Shaping Inductive Bias in Diffusion Models through Frequency-Based Noise Control
Thomas Jiralerspong, Berton Earnshaw, Jason Hartford, Yoshua Bengio, Luca Scimeca
TL;DR
This work addresses how to inject targeted inductive biases into diffusion probabilistic models by shaping the forward noising process in the frequency domain. It introduces frequency diffusion, which uses a frequency weighting $w(\mathbf{f})$ to modulate Gaussian noise during diffusion, thereby steering the model to learn specific spectral components of the data. Empirically, the approach yields improved sampling (as measured by FID/KID) on several datasets and enables selective learning by omitting information in chosen frequency bands, with the two-band mixture showing robust gains across diverse visual domains.
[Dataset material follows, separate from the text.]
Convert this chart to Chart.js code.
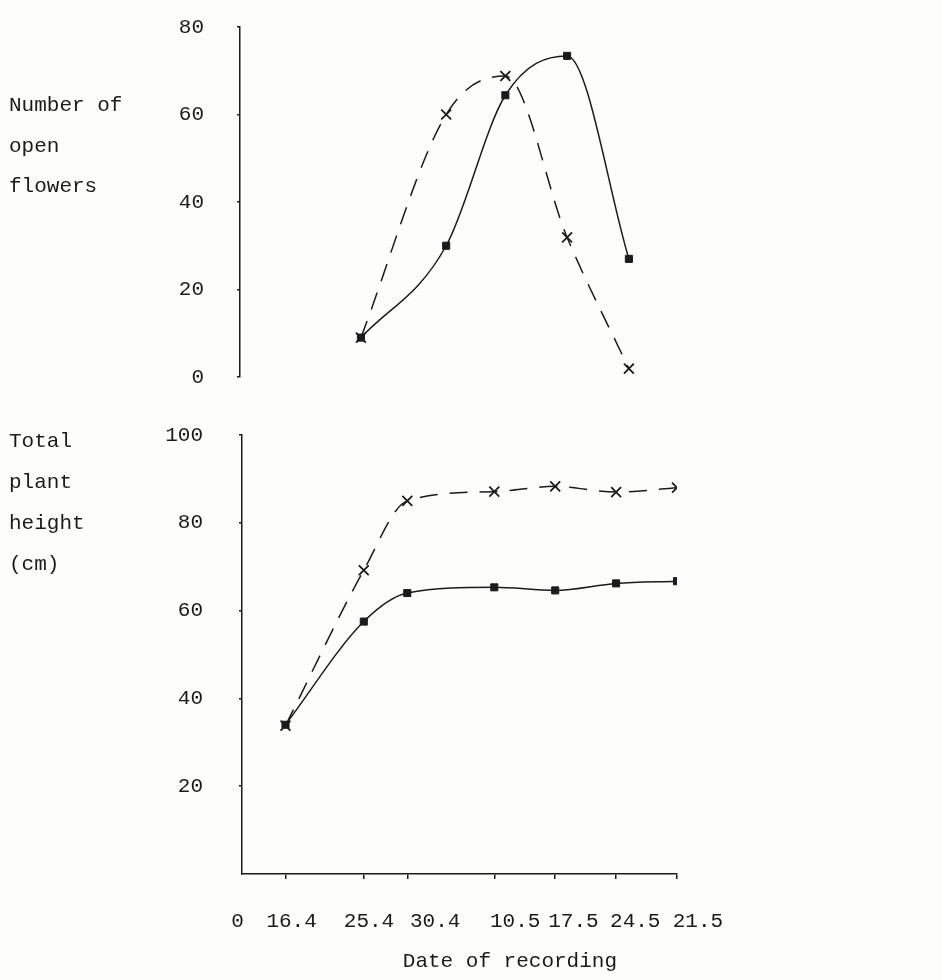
<!DOCTYPE html>
<html>
<head>
<meta charset="utf-8">
<title>Open flowers and plant height</title>
<script src="https://cdn.jsdelivr.net/npm/chart.js@4/dist/chart.umd.min.js"></script>
<style>
    body { margin: 0; background: #fdfdfb; }
    #wrap { position: relative; width: 942px; height: 980px; }
    canvas { position: absolute; left: 0; }
    #flowers { top: 0; }
    #height { top: 400px; }
</style>
</head>
<body>
<div id="wrap">
    <canvas id="flowers" width="942" height="400"></canvas>
    <canvas id="height" width="942" height="580"></canvas>
</div>
<script>
// days counted from the origin of the date axis (16.4 = day 5)
const recordDays = [5, 14, 19, 29, 36, 43, 50];
const recordLabels = ['0', '16.4', '25.4', '30.4', '10.5', '17.5', '24.5', '21.5'];

// top panel: number of open flowers
const flowerDays = [13.9, 23.7, 30.5, 37.6, 44.7];
const flowersSolid = [9, 30, 64.4, 73.4, 27];
const flowersDashed = [9, 60, 68.8, 31.9, 1.9];
const flowerTicks = [0, 20, 40, 60, 80];

// bottom panel: total plant height (cm)
const heightSolid = [34, 57.5, 64, 65.3, 64.6, 66.2, 66.7];
const heightDashed = [33.8, 69.2, 85, 87.1, 88.3, 87, 88];
const heightTicks = [20, 40, 60, 80, 100];

const ink = '#1b1b1b';
Chart.defaults.font.family = '"Liberation Mono", "DejaVu Sans Mono", monospace';
Chart.defaults.font.size = 21;
Chart.defaults.color = ink;

// the typed labels drift a little to the right of their tick marks
const labelShift = [-0.5, 0.7, 0.6, 3.2, 2.4, 2.1, 2.2, 2.4];

function points(xs, ys) {
    return xs.map((x, i) => ({ x: x, y: ys[i] }));
}

function solidSet(data) {
    return {
        data: data,
        borderColor: ink,
        borderWidth: 1.5,
        cubicInterpolationMode: 'monotone',
        pointStyle: 'rect',
        pointRadius: 5,
        pointBackgroundColor: ink,
        pointBorderColor: ink,
        pointBorderWidth: 1
    };
}

function dashedSet(data) {
    return {
        data: data,
        borderColor: ink,
        borderWidth: 1.5,
        borderDash: [18, 12],
        cubicInterpolationMode: 'monotone',
        pointStyle: 'crossRot',
        pointRadius: 7,
        pointBorderColor: ink,
        pointBorderWidth: 1.8
    };
}

// horizontal, multi-line titles typed to the left of each y axis
const sideTitle = {
    id: 'sideTitle',
    afterDraw(chart, args, opts) {
        const ctx = chart.ctx;
        ctx.save();
        ctx.font = '21px "Liberation Mono", "DejaVu Sans Mono", monospace';
        ctx.fillStyle = ink;
        ctx.textBaseline = 'alphabetic';
        opts.lines.forEach((t, i) => ctx.fillText(t, opts.x, opts.y + i * opts.step));
        ctx.restore();
    }
};

function yAxis(min, max, tickList, width, pad) {
    return {
        min: min,
        max: max,
        afterBuildTicks: s => { s.ticks = tickList.map(v => ({ value: v })); },
        afterFit: s => {
            s.width = width;
            // tick padding is meant to be horizontal only
            s.paddingTop = 12;
            s.paddingBottom = 12;
        },
        grid: { drawOnChartArea: false, tickLength: 3, color: ink, lineWidth: 1.5 },
        border: { color: ink, width: 1.5 },
        ticks: { padding: pad, color: ink }
    };
}

new Chart(document.getElementById('flowers'), {
    type: 'line',
    data: {
        datasets: [
            solidSet(points(flowerDays, flowersSolid)),
            dashedSet(points(flowerDays, flowersDashed))
        ]
    },
    options: {
        responsive: false,
        animation: false,
        events: [],
        layout: { padding: { left: 0, top: 27, right: 267, bottom: 23 } },
        plugins: {
            legend: { display: false },
            tooltip: { enabled: false },
            sideTitle: { lines: ['Number of', 'open', 'flowers'], x: 9, y: 111, step: 40.5 }
        },
        scales: {
            x: { type: 'linear', min: 0, max: 50, display: false },
            y: yAxis(0, 80, flowerTicks, 240, 33)
        }
    },
    plugins: [sideTitle]
});

new Chart(document.getElementById('height'), {
    type: 'line',
    data: {
        datasets: [
            solidSet(points(recordDays, heightSolid)),
            dashedSet(points(recordDays, heightDashed))
        ]
    },
    options: {
        responsive: false,
        animation: false,
        events: [],
        layout: { padding: { left: 0, top: 35, right: 265, bottom: 0 } },
        plugins: {
            legend: { display: false },
            tooltip: { enabled: false },
            sideTitle: { lines: ['Total', 'plant', 'height', '(cm)'], x: 9, y: 47, step: 41 }
        },
        scales: {
            x: {
                type: 'linear',
                min: 0,
                max: 50,
                weight: 0,
                afterBuildTicks: s => { s.ticks = recordDays.map(v => ({ value: v })); },
                afterFit: s => { s.height = 5; },
                ticks: { display: false },
                grid: { drawOnChartArea: false, tickLength: 5, color: ink, lineWidth: 1.5 },
                border: { color: ink, width: 1.5 }
            },
            x2: {
                type: 'linear',
                position: 'bottom',
                min: 0,
                max: 50,
                weight: 1,
                afterBuildTicks: s => {
                    s.ticks = [0].concat(recordDays).map((v, i) => ({ value: v + labelShift[i] }));
                },
                afterFit: s => { s.height = 101; },
                grid: { display: false, drawTicks: false },
                border: { display: false },
                ticks: {
                    autoSkip: false,
                    maxRotation: 0,
                    padding: 30,
                    color: ink,
                    callback: (v, i) => recordLabels[i]
                },
                title: {
                    display: true,
                    text: '        Date of recording',
                    color: ink,
                    padding: { top: 0, bottom: 6 }
                }
            },
            y: yAxis(0, 100, heightTicks, 242, 36)
        }
    },
    plugins: [sideTitle]
});
</script>
</body>
</html>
The results suggest that frequency-based noise control is a versatile tool for aligning diffusion models with the spectral structure of target data, with potential extensions to dynamic schedules and other inductive-bias mechanisms.
Abstract
Diffusion Probabilistic Models (DPMs) are powerful generative models that have achieved unparalleled success in a number of generative tasks. In this work, we aim to build inductive biases into the training and sampling of diffusion models to better accommodate the target distribution of the data to model. For topologically structured data, we devise a frequency-based noising operator to purposefully manipulate, and set, these inductive biases. We first show that appropriate manipulations of the noising forward process can lead DPMs to focus on particular aspects of the distribution to learn. We show that different datasets necessitate different inductive biases, and that appropriate frequency-based noise control induces increased generative performance compared to standard diffusion. Finally, we demonstrate the possibility of ignoring information at particular frequencies while learning. We show this in an image corruption and recovery task, where we train a DPM to recover the original target distribution after severe noise corruption.